- Task instructions
Sift the material for lines containing "this", and return them.

========

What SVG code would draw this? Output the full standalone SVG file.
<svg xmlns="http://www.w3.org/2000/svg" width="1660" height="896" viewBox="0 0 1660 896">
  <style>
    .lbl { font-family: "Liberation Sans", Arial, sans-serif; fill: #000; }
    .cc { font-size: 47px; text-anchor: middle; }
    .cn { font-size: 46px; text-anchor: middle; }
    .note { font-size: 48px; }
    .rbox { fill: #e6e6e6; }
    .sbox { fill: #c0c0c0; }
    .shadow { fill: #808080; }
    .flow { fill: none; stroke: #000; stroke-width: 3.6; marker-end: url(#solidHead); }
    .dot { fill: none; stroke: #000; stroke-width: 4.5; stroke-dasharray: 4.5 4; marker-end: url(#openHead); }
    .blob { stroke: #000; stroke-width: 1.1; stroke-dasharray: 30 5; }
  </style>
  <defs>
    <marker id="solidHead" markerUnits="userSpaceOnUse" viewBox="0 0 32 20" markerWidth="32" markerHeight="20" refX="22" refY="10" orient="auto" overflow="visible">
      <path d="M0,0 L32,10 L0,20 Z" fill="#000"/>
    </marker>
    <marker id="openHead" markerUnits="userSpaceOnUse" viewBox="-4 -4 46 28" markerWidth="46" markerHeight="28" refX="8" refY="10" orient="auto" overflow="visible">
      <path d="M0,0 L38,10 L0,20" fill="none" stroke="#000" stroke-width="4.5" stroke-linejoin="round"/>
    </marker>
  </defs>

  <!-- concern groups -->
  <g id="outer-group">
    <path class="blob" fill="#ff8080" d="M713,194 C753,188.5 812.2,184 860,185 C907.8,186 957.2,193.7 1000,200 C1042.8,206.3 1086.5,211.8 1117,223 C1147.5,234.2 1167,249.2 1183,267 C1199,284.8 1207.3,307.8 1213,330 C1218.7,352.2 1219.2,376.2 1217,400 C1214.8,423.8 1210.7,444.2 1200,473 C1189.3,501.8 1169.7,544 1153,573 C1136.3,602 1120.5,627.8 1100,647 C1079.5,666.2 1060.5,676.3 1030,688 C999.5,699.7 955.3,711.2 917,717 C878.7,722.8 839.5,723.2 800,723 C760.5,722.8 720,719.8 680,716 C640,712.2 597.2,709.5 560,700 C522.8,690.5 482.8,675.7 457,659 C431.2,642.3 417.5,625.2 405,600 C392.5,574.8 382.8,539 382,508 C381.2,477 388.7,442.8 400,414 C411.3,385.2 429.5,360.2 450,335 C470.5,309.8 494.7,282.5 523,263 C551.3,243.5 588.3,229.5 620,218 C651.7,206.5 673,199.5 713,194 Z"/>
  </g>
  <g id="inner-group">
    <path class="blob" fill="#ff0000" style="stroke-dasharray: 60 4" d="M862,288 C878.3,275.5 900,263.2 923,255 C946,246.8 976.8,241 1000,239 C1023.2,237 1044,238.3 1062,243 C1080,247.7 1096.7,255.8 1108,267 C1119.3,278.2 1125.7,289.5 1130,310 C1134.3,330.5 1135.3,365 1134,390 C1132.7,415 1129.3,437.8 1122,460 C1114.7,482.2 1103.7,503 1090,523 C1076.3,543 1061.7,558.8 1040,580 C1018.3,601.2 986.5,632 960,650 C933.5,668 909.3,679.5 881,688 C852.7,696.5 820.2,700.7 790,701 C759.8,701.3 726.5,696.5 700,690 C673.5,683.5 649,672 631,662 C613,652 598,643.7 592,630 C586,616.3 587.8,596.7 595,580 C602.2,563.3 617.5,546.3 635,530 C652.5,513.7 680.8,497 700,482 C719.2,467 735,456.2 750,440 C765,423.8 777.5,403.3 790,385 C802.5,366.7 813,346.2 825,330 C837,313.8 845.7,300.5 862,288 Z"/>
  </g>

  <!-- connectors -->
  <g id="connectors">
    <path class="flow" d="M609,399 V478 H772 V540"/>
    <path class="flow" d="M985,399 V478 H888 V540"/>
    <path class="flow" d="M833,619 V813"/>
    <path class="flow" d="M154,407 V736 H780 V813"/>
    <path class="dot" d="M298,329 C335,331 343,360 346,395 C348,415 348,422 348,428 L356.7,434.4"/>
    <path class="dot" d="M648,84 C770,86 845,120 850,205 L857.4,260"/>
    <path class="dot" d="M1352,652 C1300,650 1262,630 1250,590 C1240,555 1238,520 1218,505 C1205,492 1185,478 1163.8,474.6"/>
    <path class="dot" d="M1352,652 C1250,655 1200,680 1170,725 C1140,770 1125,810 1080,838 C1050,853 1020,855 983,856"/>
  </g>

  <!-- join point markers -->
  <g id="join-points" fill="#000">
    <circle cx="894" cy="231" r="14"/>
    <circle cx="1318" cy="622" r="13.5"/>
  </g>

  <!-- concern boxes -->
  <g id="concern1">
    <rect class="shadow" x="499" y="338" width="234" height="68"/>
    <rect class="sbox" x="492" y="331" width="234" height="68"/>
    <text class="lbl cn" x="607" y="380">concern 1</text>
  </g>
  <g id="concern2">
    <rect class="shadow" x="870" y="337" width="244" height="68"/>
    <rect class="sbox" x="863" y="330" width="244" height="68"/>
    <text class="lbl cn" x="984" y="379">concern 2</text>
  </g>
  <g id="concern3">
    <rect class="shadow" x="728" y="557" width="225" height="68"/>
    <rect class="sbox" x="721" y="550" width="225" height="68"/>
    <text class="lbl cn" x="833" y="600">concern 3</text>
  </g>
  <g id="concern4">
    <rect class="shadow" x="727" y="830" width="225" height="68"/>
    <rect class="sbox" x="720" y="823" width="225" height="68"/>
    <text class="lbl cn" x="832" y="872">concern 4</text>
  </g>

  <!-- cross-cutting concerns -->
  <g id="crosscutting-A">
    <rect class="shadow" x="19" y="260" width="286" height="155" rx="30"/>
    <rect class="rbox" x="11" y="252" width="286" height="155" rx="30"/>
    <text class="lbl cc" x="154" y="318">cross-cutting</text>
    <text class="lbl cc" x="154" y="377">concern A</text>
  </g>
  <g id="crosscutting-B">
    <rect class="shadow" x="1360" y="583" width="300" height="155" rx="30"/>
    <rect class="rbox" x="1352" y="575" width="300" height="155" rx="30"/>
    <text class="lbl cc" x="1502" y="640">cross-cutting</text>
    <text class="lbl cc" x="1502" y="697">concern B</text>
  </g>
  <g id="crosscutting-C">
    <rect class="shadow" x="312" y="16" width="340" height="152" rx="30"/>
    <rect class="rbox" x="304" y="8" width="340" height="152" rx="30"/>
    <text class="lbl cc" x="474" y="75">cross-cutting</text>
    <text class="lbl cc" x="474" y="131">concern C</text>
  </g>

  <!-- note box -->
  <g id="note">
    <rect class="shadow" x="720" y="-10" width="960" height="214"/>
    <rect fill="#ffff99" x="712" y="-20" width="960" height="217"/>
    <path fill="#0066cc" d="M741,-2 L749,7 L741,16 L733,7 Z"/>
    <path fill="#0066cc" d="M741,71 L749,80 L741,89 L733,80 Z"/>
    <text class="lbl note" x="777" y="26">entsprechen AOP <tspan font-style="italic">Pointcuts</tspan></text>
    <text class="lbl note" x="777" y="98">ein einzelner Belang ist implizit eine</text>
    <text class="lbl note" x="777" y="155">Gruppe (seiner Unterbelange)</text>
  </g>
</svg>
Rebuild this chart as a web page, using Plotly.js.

========

- Response to the task
What SVG code would draw this? Output the full standalone SVG file.
Rebuild this chart as a web page, using Plotly.js.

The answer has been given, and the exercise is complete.